EN GUISE DE CONCLUSION

Le Royaume de Jordanie est le pays des paradoxes. Né de l'ambition nationaliste arabe, le pays est aussi, depuis sa création, dirigé par une dynastie descendant du Prophète, gardienne des lieux saints à Jérusalem. Mais il est aussi ce pays qui, bien qu'impliqué dans les deux premiers conflits israélo-arabes, n'a eu de cesse, d'abord discrètement puis ouvertement à partir de 1994, d'oeuvrer pour un modus vivendi pacifique avec Israël.

Le Royaume a su par ailleurs perpétuer l'alliance stratégique avec les Etats-Unis par-delà son soutien isolé à son voisin irakien, dicté par des considérations politiques et économiques essentielles pour lui, lors de la guerre du Golfe de 1990-1991. Il est aujourd'hui à cet égard caractéristique que les deux premiers partenaires commerciaux de la Jordanie soient, dans l'ordre, l'Irak et les Etats-Unis.

Ce paradoxe, qui aurait pu la fragiliser jusqu'à la faire disparaître , la Jordanie, sous l'autorité du Roi Hussein et celle désormais d'Abdallah II, a su en faire un atout , pour elle-même et la communauté internationale, qui la place en interlocuteur incontournable pour toute solution pacifique à venir.

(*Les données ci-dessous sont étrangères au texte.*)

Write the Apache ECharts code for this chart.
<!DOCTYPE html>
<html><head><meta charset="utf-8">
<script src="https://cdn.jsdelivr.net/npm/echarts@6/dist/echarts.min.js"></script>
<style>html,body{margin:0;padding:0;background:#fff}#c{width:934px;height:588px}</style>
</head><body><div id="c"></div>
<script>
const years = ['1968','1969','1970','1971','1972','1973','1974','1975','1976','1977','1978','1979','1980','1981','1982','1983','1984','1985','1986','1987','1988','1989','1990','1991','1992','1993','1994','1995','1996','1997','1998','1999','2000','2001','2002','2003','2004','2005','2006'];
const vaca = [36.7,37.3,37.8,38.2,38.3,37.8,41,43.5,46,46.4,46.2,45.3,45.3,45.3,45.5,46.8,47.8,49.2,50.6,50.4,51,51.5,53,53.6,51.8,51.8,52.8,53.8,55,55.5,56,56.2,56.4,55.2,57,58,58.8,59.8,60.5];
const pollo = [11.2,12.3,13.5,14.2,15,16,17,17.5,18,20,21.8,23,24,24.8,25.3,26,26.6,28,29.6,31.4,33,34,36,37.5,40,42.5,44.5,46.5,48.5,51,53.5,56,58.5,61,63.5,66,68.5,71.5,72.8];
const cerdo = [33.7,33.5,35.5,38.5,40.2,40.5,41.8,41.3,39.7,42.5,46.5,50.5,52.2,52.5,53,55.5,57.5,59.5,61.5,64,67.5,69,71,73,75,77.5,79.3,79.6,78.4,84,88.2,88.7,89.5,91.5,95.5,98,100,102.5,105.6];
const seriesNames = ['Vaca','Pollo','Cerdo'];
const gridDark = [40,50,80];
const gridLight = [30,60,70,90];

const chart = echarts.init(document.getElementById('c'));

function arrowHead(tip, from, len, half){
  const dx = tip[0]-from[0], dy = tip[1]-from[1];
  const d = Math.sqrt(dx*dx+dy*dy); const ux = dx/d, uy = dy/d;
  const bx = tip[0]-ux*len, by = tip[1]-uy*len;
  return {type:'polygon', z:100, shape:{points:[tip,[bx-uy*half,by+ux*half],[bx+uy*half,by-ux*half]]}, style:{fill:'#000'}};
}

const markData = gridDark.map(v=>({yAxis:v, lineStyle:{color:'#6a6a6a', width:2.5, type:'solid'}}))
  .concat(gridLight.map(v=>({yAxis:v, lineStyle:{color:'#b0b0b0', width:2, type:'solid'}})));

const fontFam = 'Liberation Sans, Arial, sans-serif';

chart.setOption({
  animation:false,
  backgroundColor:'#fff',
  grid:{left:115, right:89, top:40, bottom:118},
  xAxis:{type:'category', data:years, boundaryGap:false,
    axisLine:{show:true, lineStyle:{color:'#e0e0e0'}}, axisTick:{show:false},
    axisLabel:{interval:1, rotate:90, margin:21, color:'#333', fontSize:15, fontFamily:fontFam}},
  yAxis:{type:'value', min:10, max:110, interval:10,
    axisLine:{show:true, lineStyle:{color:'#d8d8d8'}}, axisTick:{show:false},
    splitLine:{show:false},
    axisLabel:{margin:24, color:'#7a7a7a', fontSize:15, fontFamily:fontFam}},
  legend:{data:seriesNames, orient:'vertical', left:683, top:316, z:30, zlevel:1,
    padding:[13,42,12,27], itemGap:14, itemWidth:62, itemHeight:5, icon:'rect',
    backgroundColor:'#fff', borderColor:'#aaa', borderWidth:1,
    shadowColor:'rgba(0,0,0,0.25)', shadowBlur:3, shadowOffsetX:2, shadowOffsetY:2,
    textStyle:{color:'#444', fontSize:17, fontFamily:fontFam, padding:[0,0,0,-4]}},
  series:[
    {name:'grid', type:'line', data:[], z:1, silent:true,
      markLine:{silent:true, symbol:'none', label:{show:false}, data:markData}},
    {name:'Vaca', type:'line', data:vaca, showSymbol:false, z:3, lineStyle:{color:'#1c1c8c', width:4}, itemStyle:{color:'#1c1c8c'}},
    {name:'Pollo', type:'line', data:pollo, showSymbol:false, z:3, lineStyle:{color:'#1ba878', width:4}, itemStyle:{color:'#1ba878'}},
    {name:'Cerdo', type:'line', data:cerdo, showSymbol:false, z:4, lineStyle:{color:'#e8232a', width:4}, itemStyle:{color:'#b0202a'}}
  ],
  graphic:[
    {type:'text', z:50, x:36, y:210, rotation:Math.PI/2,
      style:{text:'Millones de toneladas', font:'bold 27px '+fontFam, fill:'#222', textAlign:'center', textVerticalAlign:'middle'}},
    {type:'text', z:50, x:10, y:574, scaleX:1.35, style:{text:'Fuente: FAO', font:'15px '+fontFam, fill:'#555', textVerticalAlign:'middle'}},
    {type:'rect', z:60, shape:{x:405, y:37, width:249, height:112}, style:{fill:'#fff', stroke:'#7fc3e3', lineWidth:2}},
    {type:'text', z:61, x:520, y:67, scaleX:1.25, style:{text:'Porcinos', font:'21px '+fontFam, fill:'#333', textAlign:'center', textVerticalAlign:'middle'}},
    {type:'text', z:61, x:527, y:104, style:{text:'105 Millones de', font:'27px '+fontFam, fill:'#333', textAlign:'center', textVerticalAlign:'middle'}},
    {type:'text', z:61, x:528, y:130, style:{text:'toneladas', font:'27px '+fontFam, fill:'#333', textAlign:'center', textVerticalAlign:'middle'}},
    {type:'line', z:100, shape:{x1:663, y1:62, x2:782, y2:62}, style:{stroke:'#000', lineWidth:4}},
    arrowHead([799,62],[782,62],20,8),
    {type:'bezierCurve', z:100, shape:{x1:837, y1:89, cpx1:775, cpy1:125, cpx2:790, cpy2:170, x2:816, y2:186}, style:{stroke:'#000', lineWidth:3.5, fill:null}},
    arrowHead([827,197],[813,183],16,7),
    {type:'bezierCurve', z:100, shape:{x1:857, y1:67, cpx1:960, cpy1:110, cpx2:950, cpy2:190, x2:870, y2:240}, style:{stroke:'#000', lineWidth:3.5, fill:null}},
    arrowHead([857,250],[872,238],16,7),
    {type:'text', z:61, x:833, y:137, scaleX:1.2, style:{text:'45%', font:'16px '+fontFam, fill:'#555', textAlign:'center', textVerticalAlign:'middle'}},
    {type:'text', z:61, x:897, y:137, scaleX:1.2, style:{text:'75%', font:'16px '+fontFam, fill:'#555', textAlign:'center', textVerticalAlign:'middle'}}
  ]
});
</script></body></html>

Cette délicate diplomatie d'équilibre , d'ouverture sans exclusive vers son voisinage régional arabe comme israélien et plus largement sur le monde, s'inscrit dans la vocation originelle du Royaume : celle d'un Etat « amortisseur » des convulsions régionales, séparant, aujourd'hui comme hier, puissances et intérêts rivaux.

Pour que perdure cette position stratégique, la Jordanie doit pouvoir compter sur le soutien actif et durable de la communauté internationale . Sur le plan diplomatique, mais aussi et surtout dans le domaine financier et économique , ce soutien est nécessaire pour contrebalancer les fragilités structurelles de l'économie jordanienne : dépendance pétrolière et énergétique, déficit hydraulique, adaptation de structures à une économie ouverte...

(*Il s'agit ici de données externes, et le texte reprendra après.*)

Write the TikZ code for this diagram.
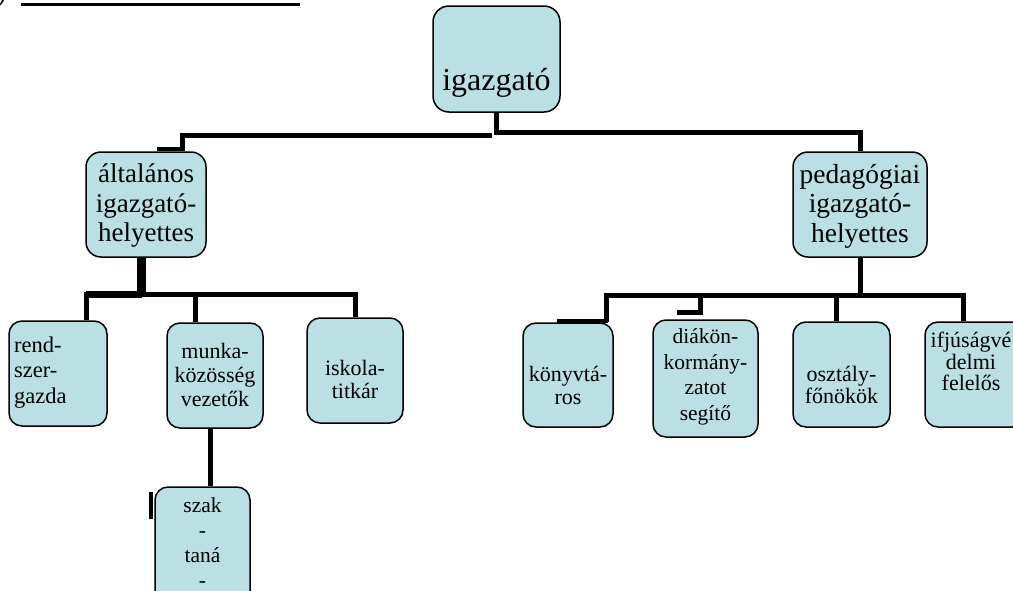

Les contraintes de l'ajustement préconisé par le FMI pour ce passage à une économie libérale font aussi peser un risque social ou politique qui pourrait, sans un soutien résolu de l'extérieur, accroître les tensions internes parmi une population majoritairement soucieuse d'améliorer des conditions de vie difficiles. Dans l'esprit des responsables jordaniens, c'est l'amélioration de la situation économique et ses répercussions concrètes sur le quotidien qui conditionne le retour à un fonctionnement normal des mécanismes parlementaires et électoraux, aujourd'hui suspendus.

Pour l'Europe et pour la France , leur engagement dans cette assistance financière constitue donc une contribution essentielle à l'apaisement régional.

Le développement économique de la Jordanie suppose enfin l'implication du premier cercle de ses voisins arabes . Par delà les vicissitudes et les conflits passés, la présence de tous les représentants du monde arabe lors des funérailles du roi Hussein avait symbolisé la reconnaissance de la nation arabe pour l'action conduite par le souverain pendant son long règne. Le roi Abdallah II s'efforce aujourd'hui de normaliser progressivement ses relations avec la Syrie, l'Arabie saoudite ou les monarchies du Golfe. L'intégration régionale du Royaume , complémentaire à son ouverture sur le monde occidental, s'inscrit dans son identité profonde.

Fruit d'un hasard historique, la Jordanie est aussi une nécessité régionale, de par sa géographie d' « Etat-carrefour », sa diplomatie d'équilibre et d'apaisement, sa politique d'intégration de sa population palestinienne, qui en feront un élément essentiel d'un règlement de paix.